* [DATA LINES]:
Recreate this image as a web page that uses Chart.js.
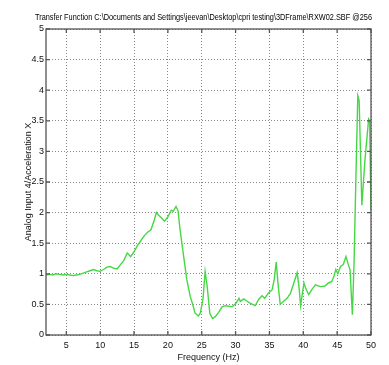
<!DOCTYPE html>
<html>
<head>
<meta charset="UTF-8">
<title>Transfer Function</title>
<script src="https://cdn.jsdelivr.net/npm/chart.js@4.4.0/dist/chart.umd.min.js"></script>
<style>
  body { margin: 0; background: #fff; }
  #wrap { width: 389px; height: 365px; position: relative; }
</style>
</head>
<body>
<div id="wrap"><canvas id="tf"></canvas></div>
<script>
// frequency (Hz) and magnitude
var freq = [2, 2.5, 3, 3.5, 4, 4.5, 5, 5.5, 6, 6.5, 7, 7.5, 8, 8.5, 9, 9.5, 10, 10.5, 11, 11.5,
  12, 12.5, 13, 13.5, 14, 14.5, 15, 15.5, 16, 16.5, 17, 17.5, 18, 18.3, 18.6, 19, 19.5, 20, 20.5, 20.8,
  21.2, 21.5, 21.8, 22.3, 22.8, 23.3, 23.7, 24, 24.5, 24.8, 25.2, 25.5, 25.8, 26.2, 26.6, 27, 27.5, 28, 28.5, 29,
  29.5, 30, 30.5, 30.7, 31.2, 31.6, 32, 32.5, 32.9, 33.4, 33.9, 34.3, 34.8, 35.4, 35.7, 36, 36.3, 36.6, 37.1, 37.6,
  38.1, 38.6, 39.1, 39.4, 39.6, 40.1, 40.4, 40.8, 41.3, 41.8, 42.5, 43.2, 43.7, 44.2, 44.5, 44.8, 45.1, 45.5, 45.9, 46.3,
  46.65, 46.9, 47.25, 47.5, 47.75, 48.05, 48.25, 48.65, 49.1, 49.65, 49.8, 50];
var ratio = [0.98, 0.99, 0.98, 1.0, 0.99, 0.98, 0.99, 0.98, 0.97, 0.98, 0.99, 1.01, 1.03, 1.05, 1.07, 1.05, 1.04, 1.07, 1.11, 1.12,
  1.09, 1.08, 1.15, 1.22, 1.34, 1.28, 1.36, 1.46, 1.54, 1.62, 1.68, 1.72, 1.88, 2.0, 1.96, 1.92, 1.86, 1.93, 2.04, 2.02,
  2.10, 2.03, 1.72, 1.31, 0.90, 0.63, 0.49, 0.36, 0.31, 0.36, 0.6, 1.04, 0.8, 0.35, 0.27, 0.30, 0.37, 0.46, 0.48, 0.47,
  0.46, 0.51, 0.6, 0.55, 0.59, 0.56, 0.53, 0.5, 0.48, 0.58, 0.64, 0.6, 0.68, 0.74, 0.9, 1.19, 0.8, 0.5, 0.55, 0.6,
  0.68, 0.85, 1.02, 0.75, 0.48, 0.85, 0.75, 0.66, 0.75, 0.82, 0.79, 0.80, 0.85, 0.87, 0.95, 1.07, 1.0, 1.12, 1.15, 1.28,
  1.15, 1.07, 0.33, 1.18, 2.47, 3.91, 3.83, 2.12, 2.85, 3.53, 3.5, 2.04];
var xTicks = [5, 10, 15, 20, 25, 30, 35, 40, 45, 50];
var titleText = 'Transfer Function C:\\Documents and Settings\\jeevan\\Desktop\\cpri testing\\3DFrame\\RXW02.SBF @256';

var fnt = "'Liberation Sans Narrow', 'Arial Narrow', 'Liberation Sans', sans-serif";

var pts = [];
for (var i = 0; i < freq.length; i++) pts.push({x: freq[i], y: ratio[i]});

// matlab style box with inward ticks, plus the squeezed title line
var boxPlugin = {
  id: 'box',
  afterDraw: function(chart) {
    var c = chart.ctx, a = chart.chartArea;
    var xs = chart.scales.x, ys = chart.scales.y;
    c.save();
    c.strokeStyle = '#555';
    c.lineWidth = 1.3;
    c.strokeRect(a.left, a.top, a.right - a.left, a.bottom - a.top);
    c.beginPath();
    ys.ticks.forEach(function(t) {
      var y = ys.getPixelForValue(t.value);
      c.moveTo(a.left, y); c.lineTo(a.left + 4, y);
      c.moveTo(a.right, y); c.lineTo(a.right - 4, y);
    });
    xs.ticks.forEach(function(t) {
      var x = xs.getPixelForValue(t.value);
      c.moveTo(x, a.bottom); c.lineTo(x, a.bottom - 4);
      c.moveTo(x, a.top); c.lineTo(x, a.top + 4);
    });
    c.stroke();

    c.fillStyle = '#000';
    c.font = "9.5px 'Liberation Sans', Arial, sans-serif";
    c.textAlign = 'center';
    c.textBaseline = 'alphabetic';
    c.fillText(titleText, 203.5, 19.5, 337);
    c.restore();
  }
};

new Chart(document.getElementById('tf'), {
  type: 'line',
  data: {
    datasets: [{
      data: pts,
      borderColor: '#45d845',
      borderWidth: 1.4,
      pointRadius: 0,
      tension: 0
    }]
  },
  options: {
    responsive: true,
    maintainAspectRatio: false,
    animation: false,
    layout: { padding: { top: 29, right: 18, left: 0, bottom: 0 } },
    plugins: {
      legend: { display: false },
      tooltip: { enabled: false },
      title: { display: false }
    },
    scales: {
      x: {
        type: 'linear',
        min: 2,
        max: 50,
        afterBuildTicks: function(s) {
          s.ticks = xTicks.map(function(v) { return {value: v}; });
        },
        afterFit: function(s) { s.height = 30; },
        ticks: { color: '#111', font: { family: fnt, size: 9 }, padding: 5, maxRotation: 0 },
        grid: { color: '#888', lineWidth: 1, drawTicks: false },
        border: { display: false, dash: [1, 2] },
        title: { display: true, text: 'Frequency (Hz)', color: '#111', font: { family: fnt, size: 9 }, padding: { top: 0, bottom: 2.5 } }
      },
      y: {
        min: 0,
        max: 5,
        afterFit: function(s) { s.width = 46; },
        ticks: {
          stepSize: 0.5,
          color: '#111',
          font: { family: fnt, size: 9 },
          padding: 2,
          callback: function(v) { return String(v); }
        },
        grid: { color: '#888', lineWidth: 1, drawTicks: false },
        border: { display: false, dash: [1, 2] },
        title: { display: true, text: 'Analog Input 4/Acceleration X', color: '#111', font: { family: fnt, size: 9 }, padding: { top: 23.5, bottom: 0 } }
      }
    }
  },
  plugins: [boxPlugin]
});
</script>
</body>
</html>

* [OBJECTIVE]: What is needed is an exact reproduction of the data, pictures excluded.

* [EXERCISE RESPONSE]:
Recreate this image as a web page that uses Chart.js.
<!DOCTYPE html>
<html>
<head>
<meta charset="UTF-8">
<title>Transfer Function</title>
<script src="https://cdn.jsdelivr.net/npm/chart.js@4.4.0/dist/chart.umd.min.js"></script>
<style>
  body { margin: 0; background: #fff; }
  #wrap { width: 389px; height: 365px; position: relative; }
</style>
</head>
<body>
<div id="wrap"><canvas id="tf"></canvas></div>
<script>
// frequency (Hz) and magnitude
var freq = [2, 2.5, 3, 3.5, 4, 4.5, 5, 5.5, 6, 6.5, 7, 7.5, 8, 8.5, 9, 9.5, 10, 10.5, 11, 11.5,
  12, 12.5, 13, 13.5, 14, 14.5, 15, 15.5, 16, 16.5, 17, 17.5, 18, 18.3, 18.6, 19, 19.5, 20, 20.5, 20.8,
  21.2, 21.5, 21.8, 22.3, 22.8, 23.3, 23.7, 24, 24.5, 24.8, 25.2, 25.5, 25.8, 26.2, 26.6, 27, 27.5, 28, 28.5, 29,
  29.5, 30, 30.5, 30.7, 31.2, 31.6, 32, 32.5, 32.9, 33.4, 33.9, 34.3, 34.8, 35.4, 35.7, 36, 36.3, 36.6, 37.1, 37.6,
  38.1, 38.6, 39.1, 39.4, 39.6, 40.1, 40.4, 40.8, 41.3, 41.8, 42.5, 43.2, 43.7, 44.2, 44.5, 44.8, 45.1, 45.5, 45.9, 46.3,
  46.65, 46.9, 47.25, 47.5, 47.75, 48.05, 48.25, 48.65, 49.1, 49.65, 49.8, 50];
var ratio = [0.98, 0.99, 0.98, 1.0, 0.99, 0.98, 0.99, 0.98, 0.97, 0.98, 0.99, 1.01, 1.03, 1.05, 1.07, 1.05, 1.04, 1.07, 1.11, 1.12,
  1.09, 1.08, 1.15, 1.22, 1.34, 1.28, 1.36, 1.46, 1.54, 1.62, 1.68, 1.72, 1.88, 2.0, 1.96, 1.92, 1.86, 1.93, 2.04, 2.02,
  2.10, 2.03, 1.72, 1.31, 0.90, 0.63, 0.49, 0.36, 0.31, 0.36, 0.6, 1.04, 0.8, 0.35, 0.27, 0.30, 0.37, 0.46, 0.48, 0.47,
  0.46, 0.51, 0.6, 0.55, 0.59, 0.56, 0.53, 0.5, 0.48, 0.58, 0.64, 0.6, 0.68, 0.74, 0.9, 1.19, 0.8, 0.5, 0.55, 0.6,
  0.68, 0.85, 1.02, 0.75, 0.48, 0.85, 0.75, 0.66, 0.75, 0.82, 0.79, 0.80, 0.85, 0.87, 0.95, 1.07, 1.0, 1.12, 1.15, 1.28,
  1.15, 1.07, 0.33, 1.18, 2.47, 3.91, 3.83, 2.12, 2.85, 3.53, 3.5, 2.04];
var xTicks = [5, 10, 15, 20, 25, 30, 35, 40, 45, 50];
var titleText = 'Transfer Function C:\\Documents and Settings\\jeevan\\Desktop\\cpri testing\\3DFrame\\RXW02.SBF @256';

var fnt = "'Liberation Sans Narrow', 'Arial Narrow', 'Liberation Sans', sans-serif";

var pts = [];
for (var i = 0; i < freq.length; i++) pts.push({x: freq[i], y: ratio[i]});

// matlab style box with inward ticks, plus the squeezed title line
var boxPlugin = {
  id: 'box',
  afterDraw: function(chart) {
    var c = chart.ctx, a = chart.chartArea;
    var xs = chart.scales.x, ys = chart.scales.y;
    c.save();
    c.strokeStyle = '#555';
    c.lineWidth = 1.3;
    c.strokeRect(a.left, a.top, a.right - a.left, a.bottom - a.top);
    c.beginPath();
    ys.ticks.forEach(function(t) {
      var y = ys.getPixelForValue(t.value);
      c.moveTo(a.left, y); c.lineTo(a.left + 4, y);
      c.moveTo(a.right, y); c.lineTo(a.right - 4, y);
    });
    xs.ticks.forEach(function(t) {
      var x = xs.getPixelForValue(t.value);
      c.moveTo(x, a.bottom); c.lineTo(x, a.bottom - 4);
      c.moveTo(x, a.top); c.lineTo(x, a.top + 4);
    });
    c.stroke();

    c.fillStyle = '#000';
    c.font = "9.5px 'Liberation Sans', Arial, sans-serif";
    c.textAlign = 'center';
    c.textBaseline = 'alphabetic';
    c.fillText(titleText, 203.5, 19.5, 337);
    c.restore();
  }
};

new Chart(document.getElementById('tf'), {
  type: 'line',
  data: {
    datasets: [{
      data: pts,
      borderColor: '#45d845',
      borderWidth: 1.4,
      pointRadius: 0,
      tension: 0
    }]
  },
  options: {
    responsive: true,
    maintainAspectRatio: false,
    animation: false,
    layout: { padding: { top: 29, right: 18, left: 0, bottom: 0 } },
    plugins: {
      legend: { display: false },
      tooltip: { enabled: false },
      title: { display: false }
    },
    scales: {
      x: {
        type: 'linear',
        min: 2,
        max: 50,
        afterBuildTicks: function(s) {
          s.ticks = xTicks.map(function(v) { return {value: v}; });
        },
        afterFit: function(s) { s.height = 30; },
        ticks: { color: '#111', font: { family: fnt, size: 9 }, padding: 5, maxRotation: 0 },
        grid: { color: '#888', lineWidth: 1, drawTicks: false },
        border: { display: false, dash: [1, 2] },
        title: { display: true, text: 'Frequency (Hz)', color: '#111', font: { family: fnt, size: 9 }, padding: { top: 0, bottom: 2.5 } }
      },
      y: {
        min: 0,
        max: 5,
        afterFit: function(s) { s.width = 46; },
        ticks: {
          stepSize: 0.5,
          color: '#111',
          font: { family: fnt, size: 9 },
          padding: 2,
          callback: function(v) { return String(v); }
        },
        grid: { color: '#888', lineWidth: 1, drawTicks: false },
        border: { display: false, dash: [1, 2] },
        title: { display: true, text: 'Analog Input 4/Acceleration X', color: '#111', font: { family: fnt, size: 9 }, padding: { top: 23.5, bottom: 0 } }
      }
    }
  },
  plugins: [boxPlugin]
});
</script>
</body>
</html>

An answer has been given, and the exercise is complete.